Normally, the flash contest can be pretty tough: 10 points for first attempt, 7 for second go, 3 for third and 1 point for hitting the bonus hold. For this one, though, they were slightly kinder, offering 10 points for a completed problem within three tries, 5 points for any completion thereafter and 3 for getting the bonus hold in control. It meant there was much more room for error, and more encouragement to keep trying things and stay till the end… and the after party!

In store for the winner? £100 cash prize, with other monetary prizes for second and third. The downside to this?

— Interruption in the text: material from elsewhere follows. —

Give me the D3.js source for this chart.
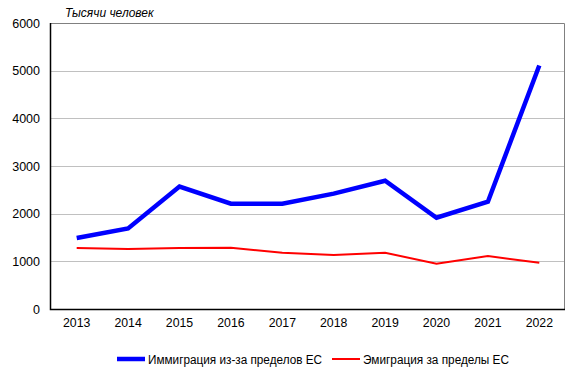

A large group of very strong North Walean climbers came out the woodwork, keen to snaffle what would equate to a couple of days wages.

So despite psyching myself up on the drive in, convincing myself that i might be able to win this, as soon as i walked in the door and saw who was there, reality hit hard and i realised the only chance of going home with any cash was to start rummaging through everyone’s bags…

Anyway, it wasn’t about winning, but it wasn’t just about taking part; i wanted to do well by my own standards, to compete against myself, so to speak. Competitions can be very different beasts to just climbing without pressure and despite my best efforts over many years, i’ve never really got it right.

This time, though, it went very well. Out of a potential 300 points, i managed 239, dropping only 8 on problems i should’ve done better on. It was good enough for twelfth and those 8 points would’ve bumped me up another two places.

I can’t really complain about that to be honest, and i won’t – it was a great event, well arranged and well attended, with good problems and a great vibe. The winners worthy, the rest content and all told, a fantastic comp, well worth considering for next year.